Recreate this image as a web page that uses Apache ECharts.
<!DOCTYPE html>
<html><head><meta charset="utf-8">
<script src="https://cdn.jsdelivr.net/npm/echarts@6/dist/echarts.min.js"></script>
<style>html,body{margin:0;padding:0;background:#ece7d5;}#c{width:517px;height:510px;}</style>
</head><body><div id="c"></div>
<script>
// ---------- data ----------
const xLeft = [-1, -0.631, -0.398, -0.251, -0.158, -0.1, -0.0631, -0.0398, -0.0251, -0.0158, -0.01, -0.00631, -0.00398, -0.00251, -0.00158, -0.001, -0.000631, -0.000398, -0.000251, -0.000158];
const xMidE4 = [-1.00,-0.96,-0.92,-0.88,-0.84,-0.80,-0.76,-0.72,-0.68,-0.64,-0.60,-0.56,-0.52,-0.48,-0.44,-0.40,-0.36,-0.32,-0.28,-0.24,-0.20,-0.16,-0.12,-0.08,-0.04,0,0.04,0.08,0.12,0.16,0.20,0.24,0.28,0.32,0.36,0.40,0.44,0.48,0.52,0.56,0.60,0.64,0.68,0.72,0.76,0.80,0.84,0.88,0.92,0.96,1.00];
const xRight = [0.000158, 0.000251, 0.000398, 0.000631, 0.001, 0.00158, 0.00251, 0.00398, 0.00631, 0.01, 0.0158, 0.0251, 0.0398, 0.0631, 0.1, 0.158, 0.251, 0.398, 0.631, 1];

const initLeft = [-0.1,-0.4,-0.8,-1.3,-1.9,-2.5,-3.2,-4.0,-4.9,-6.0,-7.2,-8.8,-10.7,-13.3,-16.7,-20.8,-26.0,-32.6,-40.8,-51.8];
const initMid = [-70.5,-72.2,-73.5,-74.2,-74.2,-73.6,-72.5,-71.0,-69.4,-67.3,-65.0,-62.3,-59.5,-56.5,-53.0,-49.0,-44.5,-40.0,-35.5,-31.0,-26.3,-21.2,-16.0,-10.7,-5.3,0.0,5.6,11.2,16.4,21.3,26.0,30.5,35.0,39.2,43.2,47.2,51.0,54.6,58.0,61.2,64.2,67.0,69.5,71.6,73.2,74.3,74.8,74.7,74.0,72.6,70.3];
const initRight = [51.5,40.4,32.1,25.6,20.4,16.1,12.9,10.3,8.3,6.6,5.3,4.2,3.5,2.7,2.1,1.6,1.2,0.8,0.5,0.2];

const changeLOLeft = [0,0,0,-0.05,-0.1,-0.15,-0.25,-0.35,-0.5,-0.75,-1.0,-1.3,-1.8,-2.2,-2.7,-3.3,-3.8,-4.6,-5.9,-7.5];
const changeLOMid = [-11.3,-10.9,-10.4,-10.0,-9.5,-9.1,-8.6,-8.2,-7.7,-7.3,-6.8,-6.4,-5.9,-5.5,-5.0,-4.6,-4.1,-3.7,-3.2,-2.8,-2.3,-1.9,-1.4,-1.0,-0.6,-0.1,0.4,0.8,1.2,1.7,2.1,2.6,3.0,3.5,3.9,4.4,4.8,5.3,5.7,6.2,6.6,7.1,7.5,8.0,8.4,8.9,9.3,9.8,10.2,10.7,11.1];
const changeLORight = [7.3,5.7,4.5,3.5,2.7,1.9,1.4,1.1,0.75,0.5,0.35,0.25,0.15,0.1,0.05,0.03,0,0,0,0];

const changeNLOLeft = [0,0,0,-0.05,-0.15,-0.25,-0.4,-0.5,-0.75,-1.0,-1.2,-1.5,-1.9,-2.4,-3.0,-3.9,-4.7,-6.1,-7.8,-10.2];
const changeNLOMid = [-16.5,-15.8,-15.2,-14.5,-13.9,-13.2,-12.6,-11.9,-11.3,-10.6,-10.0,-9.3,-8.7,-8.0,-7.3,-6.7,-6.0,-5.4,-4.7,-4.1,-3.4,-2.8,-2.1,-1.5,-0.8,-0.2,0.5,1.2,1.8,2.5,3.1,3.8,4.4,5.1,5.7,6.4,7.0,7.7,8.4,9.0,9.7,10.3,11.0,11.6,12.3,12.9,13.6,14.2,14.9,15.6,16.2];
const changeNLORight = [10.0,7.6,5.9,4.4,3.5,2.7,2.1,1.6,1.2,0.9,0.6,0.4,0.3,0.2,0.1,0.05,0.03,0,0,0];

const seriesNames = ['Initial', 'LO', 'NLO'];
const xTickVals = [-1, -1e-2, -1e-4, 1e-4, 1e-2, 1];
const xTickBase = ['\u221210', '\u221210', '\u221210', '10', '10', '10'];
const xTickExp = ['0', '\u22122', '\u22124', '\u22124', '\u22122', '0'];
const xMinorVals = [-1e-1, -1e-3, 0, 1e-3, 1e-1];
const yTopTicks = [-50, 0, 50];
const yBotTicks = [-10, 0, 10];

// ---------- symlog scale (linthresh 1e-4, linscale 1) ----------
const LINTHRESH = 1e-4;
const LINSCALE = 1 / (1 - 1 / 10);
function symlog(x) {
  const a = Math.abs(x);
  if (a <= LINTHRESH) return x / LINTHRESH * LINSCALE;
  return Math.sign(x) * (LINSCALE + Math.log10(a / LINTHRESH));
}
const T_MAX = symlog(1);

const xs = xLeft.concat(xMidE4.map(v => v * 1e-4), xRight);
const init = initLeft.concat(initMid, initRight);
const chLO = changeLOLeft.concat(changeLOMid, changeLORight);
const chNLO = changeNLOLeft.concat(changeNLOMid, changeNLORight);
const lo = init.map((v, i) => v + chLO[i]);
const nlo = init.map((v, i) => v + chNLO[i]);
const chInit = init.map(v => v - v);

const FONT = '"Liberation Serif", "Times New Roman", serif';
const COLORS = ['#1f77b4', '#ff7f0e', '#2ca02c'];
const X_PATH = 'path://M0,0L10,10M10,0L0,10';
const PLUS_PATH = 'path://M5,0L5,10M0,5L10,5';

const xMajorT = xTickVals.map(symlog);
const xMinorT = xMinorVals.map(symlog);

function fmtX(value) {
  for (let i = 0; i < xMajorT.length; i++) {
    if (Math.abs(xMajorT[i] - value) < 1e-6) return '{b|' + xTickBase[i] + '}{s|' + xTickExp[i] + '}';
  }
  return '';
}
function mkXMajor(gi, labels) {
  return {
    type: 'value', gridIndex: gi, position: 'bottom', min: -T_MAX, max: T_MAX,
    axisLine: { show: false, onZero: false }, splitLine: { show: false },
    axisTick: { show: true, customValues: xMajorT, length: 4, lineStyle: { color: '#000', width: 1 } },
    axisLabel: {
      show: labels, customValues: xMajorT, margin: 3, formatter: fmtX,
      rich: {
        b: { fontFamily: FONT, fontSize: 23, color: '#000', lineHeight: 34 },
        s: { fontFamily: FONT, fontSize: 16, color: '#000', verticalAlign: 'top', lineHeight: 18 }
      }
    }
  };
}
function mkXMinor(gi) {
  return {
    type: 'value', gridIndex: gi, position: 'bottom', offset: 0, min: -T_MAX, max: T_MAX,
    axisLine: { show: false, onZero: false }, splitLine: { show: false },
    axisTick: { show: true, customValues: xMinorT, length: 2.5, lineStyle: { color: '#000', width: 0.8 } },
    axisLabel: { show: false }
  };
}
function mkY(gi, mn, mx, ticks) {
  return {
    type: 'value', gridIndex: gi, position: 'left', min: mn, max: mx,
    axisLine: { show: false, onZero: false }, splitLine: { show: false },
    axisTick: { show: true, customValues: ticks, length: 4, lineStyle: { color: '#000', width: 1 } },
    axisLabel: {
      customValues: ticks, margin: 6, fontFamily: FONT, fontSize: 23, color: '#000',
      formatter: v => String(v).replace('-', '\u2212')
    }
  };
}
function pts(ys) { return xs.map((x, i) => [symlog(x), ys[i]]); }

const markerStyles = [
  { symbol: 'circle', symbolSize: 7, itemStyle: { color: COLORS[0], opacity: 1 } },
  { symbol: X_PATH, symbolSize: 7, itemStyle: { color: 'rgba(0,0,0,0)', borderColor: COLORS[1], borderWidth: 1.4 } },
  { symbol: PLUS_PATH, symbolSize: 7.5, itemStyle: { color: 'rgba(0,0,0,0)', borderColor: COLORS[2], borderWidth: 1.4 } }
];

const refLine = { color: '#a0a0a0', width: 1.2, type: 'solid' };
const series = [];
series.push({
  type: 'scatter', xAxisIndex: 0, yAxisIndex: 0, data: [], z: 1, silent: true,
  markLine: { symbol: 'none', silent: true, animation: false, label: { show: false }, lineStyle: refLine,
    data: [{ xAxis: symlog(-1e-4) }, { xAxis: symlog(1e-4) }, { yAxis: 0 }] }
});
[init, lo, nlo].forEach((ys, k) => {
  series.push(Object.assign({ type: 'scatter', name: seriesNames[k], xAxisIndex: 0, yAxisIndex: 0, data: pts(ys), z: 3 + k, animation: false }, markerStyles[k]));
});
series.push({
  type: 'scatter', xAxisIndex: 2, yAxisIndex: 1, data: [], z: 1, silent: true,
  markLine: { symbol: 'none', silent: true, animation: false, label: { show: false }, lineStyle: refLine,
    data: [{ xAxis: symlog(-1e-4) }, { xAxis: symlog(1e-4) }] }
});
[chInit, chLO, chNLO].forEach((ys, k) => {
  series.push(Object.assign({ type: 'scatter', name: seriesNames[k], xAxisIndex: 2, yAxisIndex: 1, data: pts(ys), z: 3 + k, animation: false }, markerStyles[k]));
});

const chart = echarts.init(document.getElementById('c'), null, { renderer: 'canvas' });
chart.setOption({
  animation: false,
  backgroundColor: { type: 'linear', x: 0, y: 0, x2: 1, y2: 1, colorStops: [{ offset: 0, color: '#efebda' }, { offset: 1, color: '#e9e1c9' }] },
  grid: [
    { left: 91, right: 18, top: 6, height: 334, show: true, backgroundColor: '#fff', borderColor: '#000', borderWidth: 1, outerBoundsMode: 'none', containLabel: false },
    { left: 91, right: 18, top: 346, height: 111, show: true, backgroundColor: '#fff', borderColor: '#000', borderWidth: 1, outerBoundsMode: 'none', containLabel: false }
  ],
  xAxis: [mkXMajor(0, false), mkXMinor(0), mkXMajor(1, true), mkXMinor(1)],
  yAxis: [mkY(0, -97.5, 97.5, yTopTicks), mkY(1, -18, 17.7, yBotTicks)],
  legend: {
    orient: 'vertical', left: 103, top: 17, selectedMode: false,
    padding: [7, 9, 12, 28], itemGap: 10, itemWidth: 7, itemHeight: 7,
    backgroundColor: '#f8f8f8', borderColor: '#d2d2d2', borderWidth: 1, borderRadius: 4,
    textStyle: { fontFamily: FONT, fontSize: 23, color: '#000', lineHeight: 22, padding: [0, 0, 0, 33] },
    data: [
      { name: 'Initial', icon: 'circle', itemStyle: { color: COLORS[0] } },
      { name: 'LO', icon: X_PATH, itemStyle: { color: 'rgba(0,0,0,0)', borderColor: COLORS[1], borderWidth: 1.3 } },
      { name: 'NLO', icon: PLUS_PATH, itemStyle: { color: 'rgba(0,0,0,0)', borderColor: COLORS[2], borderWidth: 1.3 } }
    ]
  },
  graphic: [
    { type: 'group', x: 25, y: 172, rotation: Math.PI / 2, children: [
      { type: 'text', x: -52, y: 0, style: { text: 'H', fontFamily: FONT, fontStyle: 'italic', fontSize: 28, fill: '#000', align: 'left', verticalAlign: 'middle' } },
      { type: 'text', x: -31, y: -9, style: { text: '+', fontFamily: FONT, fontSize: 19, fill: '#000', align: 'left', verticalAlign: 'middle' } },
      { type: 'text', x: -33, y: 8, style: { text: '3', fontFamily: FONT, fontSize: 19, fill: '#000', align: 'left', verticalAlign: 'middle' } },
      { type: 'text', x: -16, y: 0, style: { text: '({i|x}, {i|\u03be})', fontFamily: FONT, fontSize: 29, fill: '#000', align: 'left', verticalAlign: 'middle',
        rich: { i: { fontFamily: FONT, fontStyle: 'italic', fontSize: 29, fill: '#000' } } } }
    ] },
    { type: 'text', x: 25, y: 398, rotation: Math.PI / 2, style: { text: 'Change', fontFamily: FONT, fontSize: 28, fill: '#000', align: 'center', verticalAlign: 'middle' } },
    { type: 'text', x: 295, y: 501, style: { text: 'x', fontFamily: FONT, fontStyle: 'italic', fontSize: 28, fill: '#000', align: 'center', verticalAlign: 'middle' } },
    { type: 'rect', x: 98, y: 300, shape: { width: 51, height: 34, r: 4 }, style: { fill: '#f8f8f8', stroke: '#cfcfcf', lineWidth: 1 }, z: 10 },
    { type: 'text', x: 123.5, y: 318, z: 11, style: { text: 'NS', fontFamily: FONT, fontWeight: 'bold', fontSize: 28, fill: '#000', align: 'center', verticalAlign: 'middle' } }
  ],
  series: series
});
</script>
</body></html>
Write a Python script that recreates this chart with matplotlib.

→ **Exercise directions**: Starting at the top of the data above, repeat every line exactly until the line containing "0.398, 0.631, 1];" has been given, then stop.

→ **Output of the task**:
Recreate this image as a web page that uses Apache ECharts.
<!DOCTYPE html>
<html><head><meta charset="utf-8">
<script src="https://cdn.jsdelivr.net/npm/echarts@6/dist/echarts.min.js"></script>
<style>html,body{margin:0;padding:0;background:#ece7d5;}#c{width:517px;height:510px;}</style>
</head><body><div id="c"></div>
<script>
// ---------- data ----------
const xLeft = [-1, -0.631, -0.398, -0.251, -0.158, -0.1, -0.0631, -0.0398, -0.0251, -0.0158, -0.01, -0.00631, -0.00398, -0.00251, -0.00158, -0.001, -0.000631, -0.000398, -0.000251, -0.000158];
const xMidE4 = [-1.00,-0.96,-0.92,-0.88,-0.84,-0.80,-0.76,-0.72,-0.68,-0.64,-0.60,-0.56,-0.52,-0.48,-0.44,-0.40,-0.36,-0.32,-0.28,-0.24,-0.20,-0.16,-0.12,-0.08,-0.04,0,0.04,0.08,0.12,0.16,0.20,0.24,0.28,0.32,0.36,0.40,0.44,0.48,0.52,0.56,0.60,0.64,0.68,0.72,0.76,0.80,0.84,0.88,0.92,0.96,1.00];
const xRight = [0.000158, 0.000251, 0.000398, 0.000631, 0.001, 0.00158, 0.00251, 0.00398, 0.00631, 0.01, 0.0158, 0.0251, 0.0398, 0.0631, 0.1, 0.158, 0.251, 0.398, 0.631, 1];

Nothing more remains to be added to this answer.